Allows you to use the same function name in different contexts, but with different implementations for different types.
Type classes
A type class defines an interface that can be implemented by potentially many different types. Example:
class Eq a where
(==) :: a -> a -> Bool
(/=) :: a -> a -> Bool
Using instance declarations, we can explain how a certain type (or types of a certain shape) implement the interface.
Instances
instance Eq Bool where
False == False = True
True == True = True
_==_ = False
x /= y = not (x == y)
instance Eq a => Eq [a] where
[] == [] = True
(x : xs) == (y : ys) = x == y && xs == ys
_==_ = False
xs /= ys = not (xs == ys)
We use equality on a while defining equality on [a].
Class constraints
All the instances of a given type class specify a subset of all the Haskell types, namely the subset that implements the class interface. In type signatures, class constraints specify that a type variable can only be instantiated to types belonging to a certain class:
(==) :: Eq a => a -> a -> Bool
Read: “Given that a is an instance of Eq , the function has the type a -> a -> Bool.”
Overloading and inference
Not only class methods, but also functions that directly or indirectly use class methods can have types with constraints. Example:
allEqual :: Eq a => [a] -> Bool
allEqual [] = True
allEqual [x] = True
allEqual (x : y : ys) = x == y && allEqual (y : ys)

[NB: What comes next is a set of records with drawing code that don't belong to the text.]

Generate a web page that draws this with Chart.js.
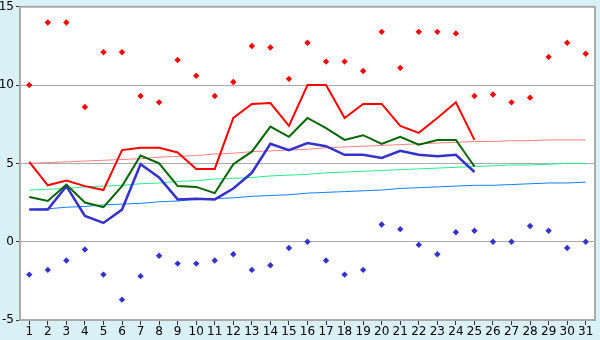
<!DOCTYPE html>
<html>
<head>
<meta charset="utf-8">
<script src="https://cdn.jsdelivr.net/npm/chart.js@4/dist/chart.umd.min.js"></script>
<style>
html,body{margin:0;padding:0;background:#d9f0f7;}
#wrap{width:600px;height:340px;position:relative;}
</style>
</head>
<body>
<div id="wrap"><canvas id="c" width="600" height="340"></canvas></div>
<script>
const days = ["1","2","3","4","5","6","7","8","9","10","11","12","13","14","15","16","17","18","19","20","21","22","23","24","25","26","27","28","29","30","31"];
const yTicks = [-5, 0, 5, 10, 15];

const dailyMax = [10.0,14.0,14.0,8.6,12.1,12.1,9.3,8.9,11.6,10.6,9.3,10.2,12.5,12.4,10.4,12.7,11.5,11.5,10.9,13.4,11.1,13.4,13.4,13.3,9.3,9.4,8.9,9.2,11.8,12.7,12.0];
const dailyMin = [-2.1,-1.8,-1.2,-0.5,-2.1,-3.7,-2.2,-0.9,-1.4,-1.4,-1.2,-0.8,-1.8,-1.5,-0.4,0.0,-1.2,-2.1,-1.8,1.1,0.8,-0.2,-0.8,0.6,0.7,0.0,0.0,1.0,0.7,-0.4,0.0];

const lineRed   = [5.1,3.6,3.9,3.55,3.3,5.85,6.0,6.0,5.7,4.65,4.65,7.9,8.8,8.85,7.4,10.0,10.0,7.9,8.8,8.8,7.4,6.95,7.9,8.9,6.5,null,null,null,null,null,null];
const lineGreen = [2.85,2.6,3.65,2.5,2.2,3.55,5.5,5.0,3.55,3.5,3.1,4.95,5.75,7.35,6.7,7.9,7.25,6.5,6.8,6.25,6.7,6.2,6.5,6.5,4.8,null,null,null,null,null,null];
const lineBlue  = [2.05,2.05,3.55,1.65,1.2,2.05,4.95,4.1,2.7,2.75,2.7,3.4,4.4,6.25,5.85,6.3,6.1,5.55,5.55,5.35,5.8,5.55,5.45,5.55,4.45,null,null,null,null,null,null];

const normalMax  = [5.0,5.05,5.1,5.15,5.2,5.25,5.3,5.4,5.45,5.5,5.6,5.65,5.75,5.8,5.85,5.9,6.0,6.05,6.1,6.15,6.2,6.25,6.3,6.35,6.4,6.4,6.45,6.45,6.5,6.5,6.5];
const normalMean = [3.3,3.35,3.4,3.5,3.55,3.6,3.7,3.75,3.85,3.9,4.0,4.05,4.1,4.2,4.25,4.3,4.4,4.45,4.5,4.55,4.6,4.65,4.7,4.75,4.8,4.85,4.9,4.9,4.95,5.0,5.0];
const normalMin  = [2.05,2.1,2.2,2.25,2.35,2.4,2.45,2.55,2.6,2.7,2.75,2.8,2.9,2.95,3.0,3.1,3.15,3.2,3.25,3.3,3.4,3.45,3.5,3.55,3.6,3.6,3.65,3.7,3.75,3.75,3.8];

const areaPlugin = {
  id: 'area',
  beforeDraw(chart) {
    const {ctx, chartArea: a} = chart;
    ctx.save();
    ctx.fillStyle = '#d9f0f7';
    ctx.fillRect(0, 0, chart.width, chart.height);
    ctx.fillStyle = '#ffffff';
    ctx.fillRect(a.left, a.top, a.right - a.left, a.bottom - a.top);
    ctx.restore();
  },
  afterDraw(chart) {
    const {ctx, chartArea: a} = chart;
    ctx.save();
    ctx.strokeStyle = '#aaaaaa';
    ctx.lineWidth = 2;
    ctx.strokeRect(a.left, a.top, a.right - a.left, a.bottom - a.top);
    ctx.restore();
  }
};

const xFont = {family: 'DejaVu Sans', size: 12};
const yFont = {family: 'DejaVu Sans', size: 12, lineHeight: 0.8};

new Chart(document.getElementById('c'), {
  type: 'line',
  data: {
    labels: days,
    datasets: [
      {data: dailyMax, showLine: false, pointStyle: 'rectRot', pointRadius: 3.2, pointBorderWidth: 0, pointBackgroundColor: '#ff0000', borderColor: '#ff0000'},
      {data: dailyMin, showLine: false, pointStyle: 'rectRot', pointRadius: 3.2, pointBorderWidth: 0, pointBackgroundColor: '#3333cc', borderColor: '#3333cc'},
      {data: lineRed, borderColor: '#ff0000', borderWidth: 2, pointRadius: 0},
      {data: lineGreen, borderColor: '#006600', borderWidth: 2, pointRadius: 0},
      {data: lineBlue, borderColor: '#3333cc', borderWidth: 2.5, pointRadius: 0},
      {data: normalMax, borderColor: '#ff8080', borderWidth: 1, pointRadius: 0},
      {data: normalMean, borderColor: '#22f088', borderWidth: 1, pointRadius: 0},
      {data: normalMin, borderColor: '#1080ff', borderWidth: 1, pointRadius: 0}
    ]
  },
  options: {
    responsive: false,
    animation: false,
    layout: {padding: {top: 5, right: 5, left: 0, bottom: 0}},
    plugins: {legend: {display: false}, tooltip: {enabled: false}},
    scales: {
      x: {
        offset: true,
        grid: {display: true, drawOnChartArea: false, drawTicks: true, tickLength: 5, color: '#333333', offset: false},
        border: {display: false},
        ticks: {font: xFont, color: '#000000', padding: 0, maxRotation: 0, autoSkip: false},
        afterFit(s) { s.height = 20; }
      },
      y: {
        min: -5, max: 15,
        afterBuildTicks(s) { s.ticks = yTicks.map(v => ({value: v})); },
        grid: {color: '#aaaaaa', lineWidth: 1, tickLength: 4, drawTicks: true, tickColor: '#333333'},
        border: {display: false},
        ticks: {font: yFont, color: '#000000', padding: 2},
        afterFit(s) { s.width = 20; }
      }
    }
  },
  plugins: [areaPlugin]
});
</script>
</body>
</html>
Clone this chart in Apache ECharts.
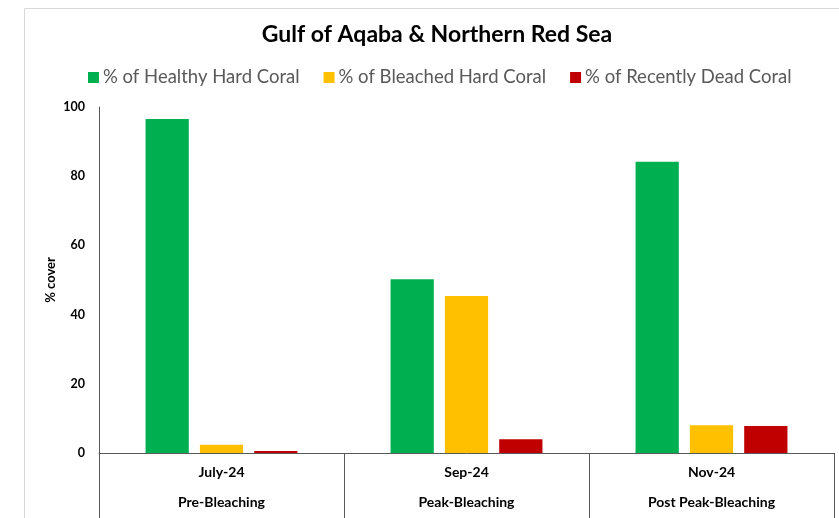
<!DOCTYPE html>
<html>
<head>
<meta charset="utf-8">
<script src="https://cdn.jsdelivr.net/npm/echarts@6/dist/echarts.min.js"></script>
<style>html,body{margin:0;padding:0;background:#fff}#c{width:839px;height:518px}</style>
</head>
<body>
<div id="c"></div>
<script>
const periods = ['July-24', 'Sep-24', 'Nov-24'];
const phases = ['Pre-Bleaching', 'Peak-Bleaching', 'Post Peak-Bleaching'];
const seriesNames = ['% of Healthy Hard Coral', '% of Bleached Hard Coral', '% of Recently Dead Coral'];
const healthy = [96.5, 50.2, 84.2];
const bleached = [2.4, 45.4, 8.0];
const dead = [0.6, 4.0, 7.8];
const yTicks = [0, 20, 40, 60, 80, 100];
const colors = ['#00b050', '#ffc000', '#c00000'];

const chart = echarts.init(document.getElementById('c'), null, {renderer: 'canvas'});
const values = [healthy, bleached, dead];
chart.setOption({
  animation: false,
  graphic: [{
    type: 'rect', left: 22, top: 6, shape: {width: 840, height: 540},
    style: {fill: 'none', stroke: '#d9d9d9', lineWidth: 1}, silent: true, z: -1
  }],
  title: {
    text: 'Gulf of Aqaba & Northern Red Sea',
    left: 432, textAlign: 'center', top: 18,
    textStyle: {fontFamily: 'Lato', fontSize: 23, fontWeight: 'bold', color: '#000'}
  },
  legend: {
    top: 63, left: 83,
    itemWidth: 11, itemHeight: 11, itemGap: 24,
    icon: 'rect',
    textStyle: {fontFamily: 'Lato', fontSize: 18.5, color: '#595959', padding: [0, 0, 0, -1]},
    data: seriesNames
  },
  grid: {left: 99, right: 5, top: 107, bottom: 65, containLabel: false},
  xAxis: {
    type: 'category',
    data: periods,
    axisLine: {lineStyle: {color: '#595959', width: 1}},
    axisTick: {show: true, interval: 0, length: 65, lineStyle: {color: '#595959'}},
    axisLabel: {
      interval: 0, margin: 4,
      formatter: (v, i) => '{a|' + v + '}\n{b|' + phases[i] + '}',
      rich: {
        a: {fontFamily: 'Lato', fontSize: 14, fontWeight: 'bold', color: '#000', lineHeight: 30},
        b: {fontFamily: 'Lato', fontSize: 14, fontWeight: 'bold', color: '#000', lineHeight: 30}
      }
    }
  },
  yAxis: {
    type: 'value', min: yTicks[0], max: yTicks[yTicks.length - 1], interval: 20,
    name: '% cover', nameLocation: 'middle', nameGap: 42, nameRotate: 90,
    nameMoveOverlap: false,
    nameTextStyle: {fontFamily: 'Lato', fontSize: 13, fontWeight: 'bold', color: '#000'},
    axisLine: {show: true, lineStyle: {color: '#595959'}},
    axisTick: {show: false},
    splitLine: {show: false},
    axisLabel: {fontFamily: 'Lato', fontSize: 12.5, fontWeight: 'bold', color: '#000', margin: 14}
  },
  series: seriesNames.map((n, k) => ({
    name: n, type: 'bar', data: values[k],
    barGap: '25.6%', barCategoryGap: '38%',
    itemStyle: {color: colors[k]}
  }))
});
</script>
</body>
</html>
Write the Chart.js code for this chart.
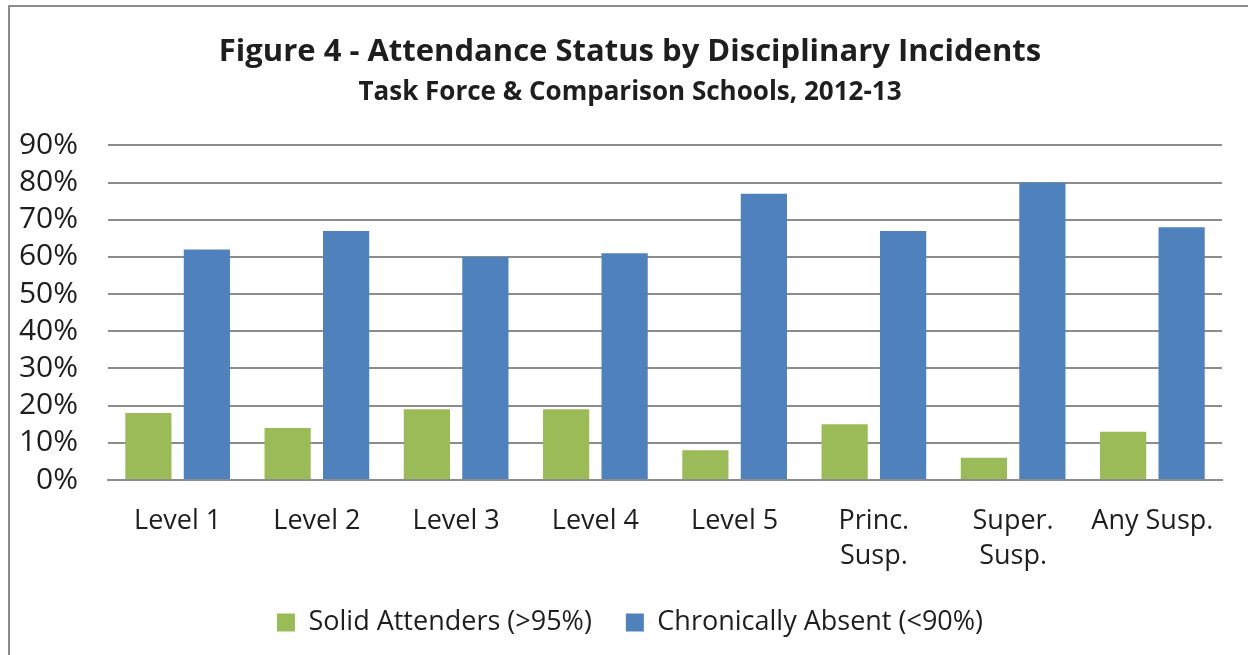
<!DOCTYPE html>
<html>
<head>
  <meta charset="UTF-8">
  <title>Figure 4 - Attendance Status by Disciplinary Incidents</title>
  <script src="https://cdn.jsdelivr.net/npm/chart.js"></script>
  <style>
    body { margin: 0; background: #fff; overflow: hidden; }
    .frame { position: absolute; left: 8px; top: 5px; width: 1260px; height: 680px; border: 2px solid #8c8c8c; box-sizing: border-box; }
    .wrap { position: absolute; left: 0; top: 0; width: 1260px; height: 655px; }
  </style>
</head>
<body>
  <div class="frame"></div>
  <div class="wrap"><canvas id="chart"></canvas></div>

  <script>
    // data
    const categories = ['Level 1', 'Level 2', 'Level 3', 'Level 4', 'Level 5', ['Princ.', 'Susp.'], ['Super.', 'Susp.'], 'Any Susp.'];
    const solidAttenders = [18, 14, 19, 19, 8, 15, 6, 13];
    const chronicallyAbsent = [62, 67, 60, 61, 77, 67, 80, 68];
    const yTicks = [0, 10, 20, 30, 40, 50, 60, 70, 80, 90];

    const font = '"Open Sans", Lato, sans-serif';
    const ink = '#1e1e1e';

    new Chart(document.getElementById('chart'), {
      type: 'bar',
      data: {
        labels: categories,
        datasets: [
          { label: 'Solid Attenders (>95%)', data: solidAttenders, backgroundColor: '#9bbb59' },
          { label: 'Chronically Absent (<90%)', data: chronicallyAbsent, backgroundColor: '#4f81bd' }
        ]
      },
      options: {
        responsive: true,
        maintainAspectRatio: false,
        animation: false,
        layout: { padding: { left: 10, right: 10, top: 34, bottom: 9 } },
        plugins: {
          title: {
            display: true,
            text: 'Figure 4 - Attendance Status by Disciplinary Incidents',
            color: ink,
            font: { family: font, size: 31, weight: 'bold' },
            padding: { top: 0, bottom: 4 }
          },
          subtitle: {
            display: true,
            text: 'Task Force & Comparison Schools, 2012-13',
            color: ink,
            font: { family: font, size: 26, weight: 'bold' },
            padding: { top: 2, bottom: 37 }
          },
          legend: {
            position: 'bottom',
            labels: {
              color: ink,
              font: { family: font, size: 27 },
              boxWidth: 18,
              boxHeight: 18,
              padding: 34
            }
          },
          tooltip: { enabled: false }
        },
        datasets: {
          bar: { categoryPercentage: 0.84, barPercentage: 0.79 }
        },
        scales: {
          x: {
            afterFit: s => { s.height = 95; },
            grid: { display: false, drawTicks: false },
            border: { color: '#8c8c8c', width: 2 },
            ticks: {
              color: ink,
              font: { family: font, size: 27, lineHeight: 1.3 },
              padding: 24,
              maxRotation: 0
            }
          },
          y: {
            min: 0,
            max: 90,
            afterFit: s => { s.width = 98; },
            afterBuildTicks: s => { s.ticks = yTicks.map(v => ({ value: v })); },
            grid: { color: '#8c8c8c', lineWidth: 2, drawTicks: false },
            border: { display: false },
            ticks: {
              autoSkip: false,
              color: ink,
              font: { family: font, size: 30 },
              padding: 30,
              callback: v => v + '%'
            }
          },
          // empty spacer on the right so titles and legend centre like the original
          spacer: {
            type: 'linear',
            position: 'right',
            afterFit: s => { s.width = 28; },
            grid: { display: false },
            border: { display: false },
            ticks: { display: false }
          }
        }
      }
    });
  </script>
</body>
</html>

Also recall elem or lookup .
Class constraints will be automatically inferred by the compiler.
Several class constraints
There can be multiple constraints on a function, and they can apply to several variables:
example ::
(Eq a, Eq b, Show a) => (a, b) -> (a, b) -> String
example (x1, y1) (x2, y2)
| x1 == x2 && y1 == y2 = show x1
| otherwise = "different"
Default definitions
class Eq a where
(==) :: a -> a -> Bool
(/=) :: a -> a -> Bool
x == y = not (x /= y)
x /= y = not (x == y)
Now:
instance Eq Bool where
False == False = True
True == True = True
_ == _ = False
And (/=) will work automatically.
Careful: if you provide neither (==) nor (/=) , you won’t get a complaint, but both functions will loop.
Classes are not types
Note that
f :: Eq -> Eq -> Bool
f :: Eq a -> Eq a -> Bool
are both invalid. Classes appear in constraints! Also note that the type
Eq a => a -> a -> Bool
forces both arguments to be of the same type. You cannot pass two different types that are both an instance of Eq – that would require a function of type
(Eq a, Eq b) => a -> b -> Bool